» **Short problem**:
Quote every line of the data below as it stands, omitting pictures.

* * *

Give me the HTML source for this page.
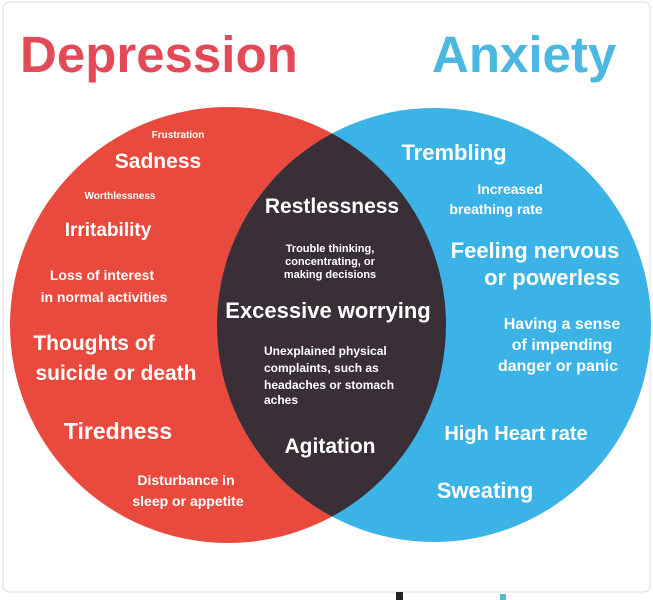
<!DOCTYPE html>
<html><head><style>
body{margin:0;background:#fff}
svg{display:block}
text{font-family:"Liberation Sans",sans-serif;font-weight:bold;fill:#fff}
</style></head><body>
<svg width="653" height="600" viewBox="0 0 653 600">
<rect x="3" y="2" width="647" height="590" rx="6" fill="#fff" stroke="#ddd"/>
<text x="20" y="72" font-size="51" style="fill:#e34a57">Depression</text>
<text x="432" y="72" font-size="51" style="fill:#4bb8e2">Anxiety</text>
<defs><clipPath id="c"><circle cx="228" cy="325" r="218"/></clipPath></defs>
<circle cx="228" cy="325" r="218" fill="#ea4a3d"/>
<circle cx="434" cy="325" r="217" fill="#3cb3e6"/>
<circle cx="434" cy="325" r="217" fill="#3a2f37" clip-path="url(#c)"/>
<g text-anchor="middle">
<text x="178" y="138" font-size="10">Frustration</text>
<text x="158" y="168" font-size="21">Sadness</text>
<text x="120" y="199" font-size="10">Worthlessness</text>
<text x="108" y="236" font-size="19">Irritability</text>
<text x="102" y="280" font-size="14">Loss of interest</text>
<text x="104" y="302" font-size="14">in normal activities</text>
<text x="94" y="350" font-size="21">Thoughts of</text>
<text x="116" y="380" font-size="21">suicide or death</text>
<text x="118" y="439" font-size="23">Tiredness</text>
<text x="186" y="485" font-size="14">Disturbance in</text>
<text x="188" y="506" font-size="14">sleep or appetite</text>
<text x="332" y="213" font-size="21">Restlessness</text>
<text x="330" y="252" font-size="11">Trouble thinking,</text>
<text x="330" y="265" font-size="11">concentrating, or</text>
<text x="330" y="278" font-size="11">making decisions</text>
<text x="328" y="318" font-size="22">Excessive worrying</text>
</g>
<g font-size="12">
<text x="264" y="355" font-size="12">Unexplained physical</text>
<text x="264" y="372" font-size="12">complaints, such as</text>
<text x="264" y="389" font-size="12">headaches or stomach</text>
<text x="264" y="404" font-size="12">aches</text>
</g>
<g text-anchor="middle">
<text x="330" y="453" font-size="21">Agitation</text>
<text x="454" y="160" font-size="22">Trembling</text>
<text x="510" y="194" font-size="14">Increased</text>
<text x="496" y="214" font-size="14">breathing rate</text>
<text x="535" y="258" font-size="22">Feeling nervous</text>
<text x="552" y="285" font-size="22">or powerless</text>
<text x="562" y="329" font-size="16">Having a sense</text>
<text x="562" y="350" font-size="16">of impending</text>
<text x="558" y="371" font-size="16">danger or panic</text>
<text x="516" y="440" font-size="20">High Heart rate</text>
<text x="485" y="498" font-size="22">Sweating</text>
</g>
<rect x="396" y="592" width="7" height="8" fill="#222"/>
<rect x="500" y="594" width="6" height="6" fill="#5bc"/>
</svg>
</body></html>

* * *

» **Solution below**:
Give me the HTML source for this page.
<!DOCTYPE html>
<html><head><style>
body{margin:0;background:#fff}
svg{display:block}
text{font-family:"Liberation Sans",sans-serif;font-weight:bold;fill:#fff}
</style></head><body>
<svg width="653" height="600" viewBox="0 0 653 600">
<rect x="3" y="2" width="647" height="590" rx="6" fill="#fff" stroke="#ddd"/>
<text x="20" y="72" font-size="51" style="fill:#e34a57">Depression</text>
<text x="432" y="72" font-size="51" style="fill:#4bb8e2">Anxiety</text>
<defs><clipPath id="c"><circle cx="228" cy="325" r="218"/></clipPath></defs>
<circle cx="228" cy="325" r="218" fill="#ea4a3d"/>
<circle cx="434" cy="325" r="217" fill="#3cb3e6"/>
<circle cx="434" cy="325" r="217" fill="#3a2f37" clip-path="url(#c)"/>
<g text-anchor="middle">
<text x="178" y="138" font-size="10">Frustration</text>
<text x="158" y="168" font-size="21">Sadness</text>
<text x="120" y="199" font-size="10">Worthlessness</text>
<text x="108" y="236" font-size="19">Irritability</text>
<text x="102" y="280" font-size="14">Loss of interest</text>
<text x="104" y="302" font-size="14">in normal activities</text>
<text x="94" y="350" font-size="21">Thoughts of</text>
<text x="116" y="380" font-size="21">suicide or death</text>
<text x="118" y="439" font-size="23">Tiredness</text>
<text x="186" y="485" font-size="14">Disturbance in</text>
<text x="188" y="506" font-size="14">sleep or appetite</text>
<text x="332" y="213" font-size="21">Restlessness</text>
<text x="330" y="252" font-size="11">Trouble thinking,</text>
<text x="330" y="265" font-size="11">concentrating, or</text>
<text x="330" y="278" font-size="11">making decisions</text>
<text x="328" y="318" font-size="22">Excessive worrying</text>
</g>
<g font-size="12">
<text x="264" y="355" font-size="12">Unexplained physical</text>
<text x="264" y="372" font-size="12">complaints, such as</text>
<text x="264" y="389" font-size="12">headaches or stomach</text>
<text x="264" y="404" font-size="12">aches</text>
</g>
<g text-anchor="middle">
<text x="330" y="453" font-size="21">Agitation</text>
<text x="454" y="160" font-size="22">Trembling</text>
<text x="510" y="194" font-size="14">Increased</text>
<text x="496" y="214" font-size="14">breathing rate</text>
<text x="535" y="258" font-size="22">Feeling nervous</text>
<text x="552" y="285" font-size="22">or powerless</text>
<text x="562" y="329" font-size="16">Having a sense</text>
<text x="562" y="350" font-size="16">of impending</text>
<text x="558" y="371" font-size="16">danger or panic</text>
<text x="516" y="440" font-size="20">High Heart rate</text>
<text x="485" y="498" font-size="22">Sweating</text>
</g>
<rect x="396" y="592" width="7" height="8" fill="#222"/>
<rect x="500" y="594" width="6" height="6" fill="#5bc"/>
</svg>
</body></html>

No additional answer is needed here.